The BBC , CFO World , and others are reporting that online dating site OK Cupid is notifying users of Firefox of the views of the Mozilla Foundation's new CEO - and requesting that they use another browser to access the site. It's not quite a boycott - users can still click through to access the site while using Firefox - but it's definitely a statement. This isn't the first time this kind of thing has happened. Hobby Lobby , Chick-Fil-A , and Costco have all experienced similar backlashes.

Mark Surman, XO of Mozilla, says:
"I worry that we do a bad job of explaining ourselves, that people are angry and don't know who we are or where we stand. And, I worry that in the time it takes to work this through and explain ourselves the things I love about Mozilla will be deeply damaged."

At what point do a person's political, personal, or religious views outweigh their qualifications for leadership - and does using Firefox in any way imply support of these views?

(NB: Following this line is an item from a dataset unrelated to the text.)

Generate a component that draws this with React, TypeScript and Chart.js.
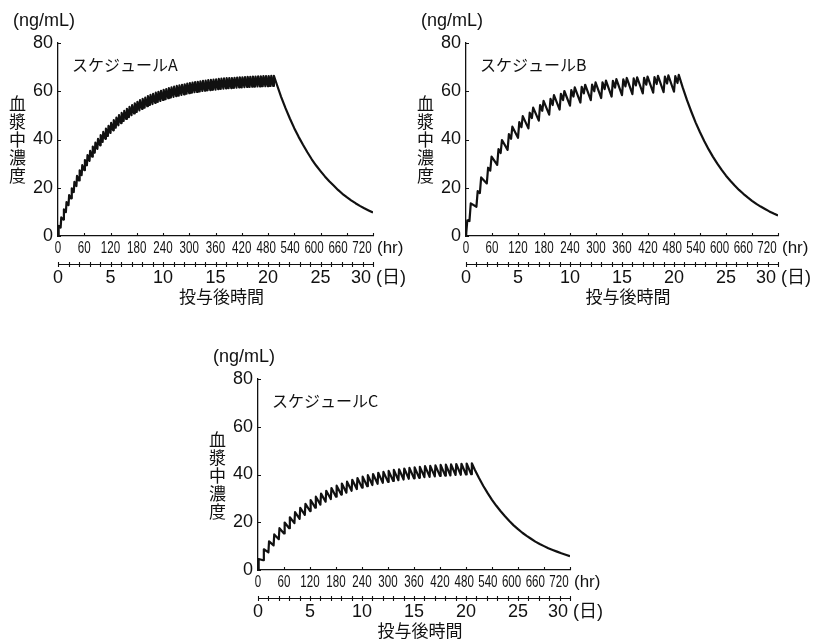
import { useEffect, useRef } from "react";
import { Chart, registerables } from "chart.js";

Chart.register(...registerables);

// ---- axis ticks ----
const hourTicks = [0, 60, 120, 180, 240, 300, 360, 420, 480, 540, 600, 660, 720];
const dayLabels = [0, 5, 10, 15, 20, 25, 30];
const dayMarks = [
  0, 1, 2, 3, 4, 5, 6, 7, 8, 9, 10, 11, 12, 13, 14, 15, 16, 17, 18, 19, 20, 21, 22, 23, 24, 25, 26, 27, 28, 29, 30,
];
const concTicks = [0, 20, 40, 60, 80];
const HOURS_PER_DAY = 24;

// ---- schedule A: dose every 6 h (ng/mL) ----
const doseHoursA = [
  0, 6, 12, 18, 24, 30, 36, 42, 48, 54,
  60, 66, 72, 78, 84, 90, 96, 102, 108, 114,
  120, 126, 132, 138, 144, 150, 156, 162, 168, 174,
  180, 186, 192, 198, 204, 210, 216, 222, 228, 234,
  240, 246, 252, 258, 264, 270, 276, 282, 288, 294,
  300, 306, 312, 318, 324, 330, 336, 342, 348, 354,
  360, 366, 372, 378, 384, 390, 396, 402, 408, 414,
  420, 426, 432, 438, 444, 450, 456, 462, 468, 474,
  480, 486, 492,
];
const troughA = [
  0, 3.5, 6.8, 9.9, 12.8, 15.6, 18.2, 20.7, 23.0, 25.2,
  27.3, 29.3, 31.1, 32.9, 34.5, 36.1, 37.6, 39.0, 40.3, 41.5,
  42.7, 43.8, 44.9, 45.9, 46.8, 47.7, 48.5, 49.3, 50.1, 50.8,
  51.4, 52.1, 52.7, 53.2, 53.8, 54.3, 54.7, 55.2, 55.6, 56.0,
  56.4, 56.7, 57.1, 57.4, 57.7, 58.0, 58.2, 58.5, 58.7, 59.0,
  59.2, 59.4, 59.6, 59.7, 59.9, 60.1, 60.2, 60.4, 60.5, 60.6,
  60.7, 60.9, 61.0, 61.1, 61.2, 61.3, 61.3, 61.4, 61.5, 61.6,
  61.6, 61.7, 61.8, 61.8, 61.9, 61.9, 62.0, 62.0, 62.1, 62.1,
  62.1, 62.2, 62.2,
];
const peakA = [
  4.2, 7.7, 11.0, 14.1, 17.0, 19.8, 22.4, 24.9, 27.2, 29.4,
  31.5, 33.5, 35.3, 37.1, 38.7, 40.3, 41.8, 43.2, 44.5, 45.7,
  46.9, 48.0, 49.1, 50.1, 51.0, 51.9, 52.7, 53.5, 54.3, 55.0,
  55.6, 56.3, 56.9, 57.4, 58.0, 58.5, 58.9, 59.4, 59.8, 60.2,
  60.6, 60.9, 61.3, 61.6, 61.9, 62.2, 62.4, 62.7, 62.9, 63.2,
  63.4, 63.6, 63.8, 63.9, 64.1, 64.3, 64.4, 64.6, 64.7, 64.8,
  64.9, 65.1, 65.2, 65.3, 65.4, 65.5, 65.5, 65.6, 65.7, 65.8,
  65.8, 65.9, 66.0, 66.0, 66.1, 66.1, 66.2, 66.2, 66.3, 66.3,
  66.3, 66.4, 66.4,
];

// ---- schedule B: two doses per day ----
const dayStartB = [0, 24, 48, 72, 96, 120, 144, 168, 192, 216, 240, 264, 288, 312, 336, 360, 384, 408, 432, 456, 480];
const troughB = [0, 12.1, 21.8, 29.5, 35.7, 40.7, 44.6, 47.8, 50.3, 52.4, 54.0, 55.3, 56.3, 57.2, 57.8, 58.4, 58.8, 59.1, 59.4, 59.6, 59.8];
const firstPeakB = [6.5, 18.6, 28.3, 36.0, 42.2, 47.2, 51.1, 54.3, 56.8, 58.9, 60.5, 61.8, 62.8, 63.7, 64.3, 64.9, 65.3, 65.6, 65.9, 66.1, 66.3];
const dipB = [6.2, 17.8, 27.1, 34.4, 40.3, 45.1, 48.9, 51.9, 54.3, 56.3, 57.8, 59.1, 60.0, 60.9, 61.5, 62.0, 62.4, 62.7, 63.0, 63.2, 63.4];
const secondPeakB = [13.5, 24.3, 32.9, 39.8, 45.3, 49.7, 53.2, 56.0, 58.4, 60.1, 61.6, 62.7, 63.7, 64.4, 65.0, 65.5, 65.8, 66.1, 66.4, 66.6, 66.8];

// ---- schedule C: dose every 12 h ----
const doseHoursC = [
  0, 12, 24, 36, 48, 60, 72, 84, 96, 108,
  120, 132, 144, 156, 168, 180, 192, 204, 216, 228,
  240, 252, 264, 276, 288, 300, 312, 324, 336, 348,
  360, 372, 384, 396, 408, 420, 432, 444, 456, 468,
  480, 492,
];
const troughC = [
  0, 4.1, 7.4, 10.3, 12.9, 15.3, 17.5, 19.6, 21.4, 23.1,
  24.7, 26.1, 27.4, 28.6, 29.7, 30.7, 31.6, 32.4, 33.2, 33.9,
  34.5, 35.1, 35.6, 36.1, 36.5, 36.9, 37.3, 37.6, 37.9, 38.2,
  38.4, 38.6, 38.9, 39.0, 39.2, 39.4, 39.5, 39.6, 39.8, 39.9,
  40.0, 40.1,
];
const peakC = [
  4.6, 8.7, 12.0, 14.9, 17.5, 19.9, 22.1, 24.2, 26.0, 27.7,
  29.3, 30.7, 32.0, 33.2, 34.3, 35.3, 36.2, 37.0, 37.8, 38.5,
  39.1, 39.7, 40.2, 40.7, 41.1, 41.5, 41.9, 42.2, 42.5, 42.8,
  43.0, 43.2, 43.5, 43.6, 43.8, 44.0, 44.1, 44.2, 44.4, 44.5,
  44.6, 44.7,
];

// ---- washout after the last dose ----
const washoutHours = [500, 510, 520, 530, 540, 550, 560, 570, 580, 590, 600, 610, 620, 630, 640, 650, 660, 670, 680, 690, 700, 710, 720];
const washoutA = [62.9, 57.7, 53.0, 48.7, 44.7, 41.1, 37.8, 34.7, 31.8, 29.2, 26.9, 24.7, 22.7, 20.9, 19.1, 17.5, 16.1, 14.8, 13.6, 12.5, 11.5, 10.6, 9.7];
const washoutB = [61.6, 56.3, 51.5, 47.0, 43.0, 39.3, 35.9, 32.8, 30.0, 27.4, 25.0, 22.9, 20.9, 19.1, 17.5, 16.0, 14.6, 13.3, 12.2, 11.2, 10.2, 9.3, 8.5];
const washoutC = [42.1, 38.5, 35.2, 32.2, 29.4, 26.9, 24.6, 22.5, 20.5, 18.7, 17.1, 15.6, 14.3, 13.1, 11.9, 10.9, 10.0, 9.1, 8.4, 7.7, 7.0, 6.4, 5.8];

// time from a dose to its peak (h)
const PEAK_DELAY = 1.5;
// offsets of the twice-daily profile in schedule B (h)
const B_FIRST_PEAK = 3;
const B_DIP = 8;
const B_SECOND_PEAK = 11;

const INK = "#111";
const LATIN = "'Liberation Sans', Arial, Helvetica";
const CJK = "'Noto Sans CJK JP', 'Noto Sans CJK SC', sans-serif";

type Pt = { x: number; y: number };

function regularDosing(hours: number[], troughs: number[], peaks: number[]): Pt[] {
  const pts: Pt[] = [];
  hours.forEach((h, i) => {
    pts.push({ x: h, y: troughs[i] });
    pts.push({ x: h + PEAK_DELAY, y: peaks[i] });
  });
  return pts;
}

function twiceDaily(starts: number[], troughs: number[], p1: number[], dips: number[], p2: number[]): Pt[] {
  const pts: Pt[] = [];
  starts.forEach((h, i) => {
    pts.push({ x: h, y: troughs[i] });
    pts.push({ x: h + B_FIRST_PEAK, y: p1[i] });
    pts.push({ x: h + B_DIP, y: dips[i] });
    pts.push({ x: h + B_SECOND_PEAK, y: p2[i] });
  });
  return pts;
}

function washout(values: number[]): Pt[] {
  return washoutHours.map((h, i) => ({ x: h, y: values[i] }));
}

const seriesA = [...regularDosing(doseHoursA, troughA, peakA), ...washout(washoutA)];
const seriesB = [...twiceDaily(dayStartB, troughB, firstPeakB, dipB, secondPeakB), ...washout(washoutB)];
const seriesC = [...regularDosing(doseHoursC, troughC, peakC), ...washout(washoutC)];

const PAD_LEFT = 58;
const PAD_TOP = 43;
const PAD_RIGHT = 48;
const PAD_BOTTOM = 72;

function makeDecorations(label: string) {
  return {
    id: "panelDecorations",
    afterDraw(chart: any) {
      const { ctx, chartArea: a, scales } = chart;
      const xs = scales.x;
      const ys = scales.y;
      const span = a.right - a.left;
      ctx.save();
      ctx.strokeStyle = INK;
      ctx.fillStyle = INK;
      ctx.lineWidth = 1.1;

      // inward tick marks on both axes
      ctx.beginPath();
      for (const v of concTicks) {
        const y = Math.round(ys.getPixelForValue(v)) + 0.5;
        ctx.moveTo(a.left, y);
        ctx.lineTo(a.left + 3, y);
      }
      for (const h of hourTicks) {
        const x = Math.round(xs.getPixelForValue(h)) + 0.5;
        ctx.moveTo(x, a.bottom);
        ctx.lineTo(x, a.bottom - 3);
      }
      ctx.stroke();

      // hour labels in a narrow face; the right-hand ones close up to leave room for the unit
      ctx.textBaseline = "middle";
      ctx.textAlign = "center";
      ctx.font = `17px ${LATIN}, sans-serif`;
      for (const h of hourTicks) {
        const px = xs.getPixelForValue(h);
        const frac = (px - a.left) / span;
        const x = px - (Math.max(0, frac - 0.6) / 0.4) * 11;
        ctx.save();
        ctx.translate(x, a.bottom + 12);
        ctx.scale(0.68, 1);
        ctx.fillText(String(h), 0, 0);
        ctx.restore();
      }
      ctx.font = `17px ${LATIN}, sans-serif`;
      ctx.textAlign = "left";
      ctx.fillText("(hr)", a.right + 4, a.bottom + 12);

      // day axis
      const dy = a.bottom + 28.5;
      ctx.beginPath();
      ctx.moveTo(xs.getPixelForValue(0), dy);
      ctx.lineTo(xs.getPixelForValue(720), dy);
      for (const d of dayMarks) {
        const x = Math.round(xs.getPixelForValue(d * HOURS_PER_DAY)) + 0.5;
        ctx.moveTo(x, dy - 2.5);
        ctx.lineTo(x, dy + 2.5);
      }
      ctx.stroke();

      ctx.font = `18px ${LATIN}, sans-serif`;
      dayLabels.forEach((d, i) => {
        const last = i === dayLabels.length - 1;
        ctx.textAlign = last ? "right" : "center";
        const x = last ? a.right - 2 : xs.getPixelForValue(d * HOURS_PER_DAY);
        ctx.fillText(String(d), x, a.bottom + 42);
      });
      ctx.textAlign = "left";
      ctx.font = `18px ${LATIN}, ${CJK}`;
      ctx.fillText("(日)", a.right + 3, a.bottom + 42);

      // x-axis title
      ctx.textAlign = "center";
      ctx.font = `17px ${CJK}`;
      ctx.fillText("投与後時間", (a.left + a.right) / 2 + 6, a.bottom + 61);

      // unit above the y axis
      ctx.font = `18px ${LATIN}, sans-serif`;
      ctx.fillText("(ng/mL)", a.left - 14, a.top - 22);

      // vertical y-axis title
      ctx.font = `17px ${CJK}`;
      Array.from("血漿中濃度").forEach((ch, i) => {
        ctx.fillText(ch, a.left - 40.5, a.top + 61 + i * 18);
      });

      // schedule name inside the plot
      ctx.textAlign = "left";
      ctx.font = `16px ${CJK}`;
      ctx.fillText(label, a.left + 14, a.top + 22);

      ctx.restore();
    },
  };
}

interface PanelProps {
  plotLeft: number;
  plotTop: number;
  plotRight: number;
  plotBottom: number;
  label: string;
  points: Pt[];
}

function Panel({ plotLeft, plotTop, plotRight, plotBottom, label, points }: PanelProps) {
  const ref = useRef<HTMLCanvasElement | null>(null);
  const width = plotRight - plotLeft + PAD_LEFT + PAD_RIGHT;
  const height = plotBottom - plotTop + PAD_TOP + PAD_BOTTOM;

  useEffect(() => {
    if (!ref.current) return;
    const chart = new Chart(ref.current, {
      type: "line",
      data: {
        datasets: [
          {
            data: points,
            borderColor: INK,
            borderWidth: 2.2,
            borderJoinStyle: "round",
            pointRadius: 0,
            tension: 0,
            parsing: false,
          } as any,
        ],
      },
      options: {
        responsive: false,
        animation: false,
        devicePixelRatio: 1,
        events: [],
        layout: { padding: { left: 0, top: PAD_TOP, right: PAD_RIGHT, bottom: PAD_BOTTOM } },
        plugins: { legend: { display: false }, tooltip: { enabled: false } },
        scales: {
          x: {
            type: "linear",
            min: 0,
            max: 720,
            grid: { display: false, drawTicks: false },
            border: { display: true, color: INK, width: 1.3 },
            ticks: { display: false },
            afterFit: (s: any) => {
              s.height = 0;
            },
          },
          y: {
            type: "linear",
            min: 0,
            max: 80,
            grid: { display: false, drawTicks: false },
            border: { display: true, color: INK, width: 1.3 },
            ticks: {
              color: INK,
              padding: 5,
              font: { family: LATIN + ", sans-serif", size: 18 },
            },
            afterBuildTicks: (s: any) => {
              s.ticks = concTicks.map((v) => ({ value: v }));
            },
            afterFit: (s: any) => {
              s.width = PAD_LEFT;
            },
          },
        },
      },
      plugins: [makeDecorations(label)],
    } as any);
    return () => chart.destroy();
  }, [points, label]);

  return (
    <canvas
      ref={ref}
      width={width}
      height={height}
      style={{ position: "absolute", left: plotLeft - PAD_LEFT, top: plotTop - PAD_TOP, width, height }}
    />
  );
}

export default function App() {
  return (
    <div
      style={{
        position: "fixed",
        left: 0,
        top: 0,
        width: 823,
        height: 639,
        overflow: "hidden",
        background: "#fff",
      }}
    >
      <Panel plotLeft={58} plotTop={43} plotRight={373} plotBottom={236} label="スケジュールA" points={seriesA} />
      <Panel plotLeft={466} plotTop={43} plotRight={778} plotBottom={236} label="スケジュールB" points={seriesB} />
      <Panel plotLeft={258} plotTop={379} plotRight={570} plotBottom={570} label="スケジュールC" points={seriesC} />
    </div>
  );
}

Different levels (Score: 4, Informative)

by bryan@pipedot.org on 2014-04-02 03:52 (#XX)

The Costco example was simply an accidental misnaming of merchandise. It was nothing too serious and was quickly remedied by the company when someone complained.

The Firefox example was one individual donating his own money to an organization. Again, hardly an issue and barely related to the company.

Chick-fil-a was using the company's policies to push their religious views. Starting to slide down that slippery slope here.

The Hobby Lobby case was - geez - the company challenging the healthcare of their own employees to serve their own religious beliefs. Sure hope SCOTUS knocks some sense into that company.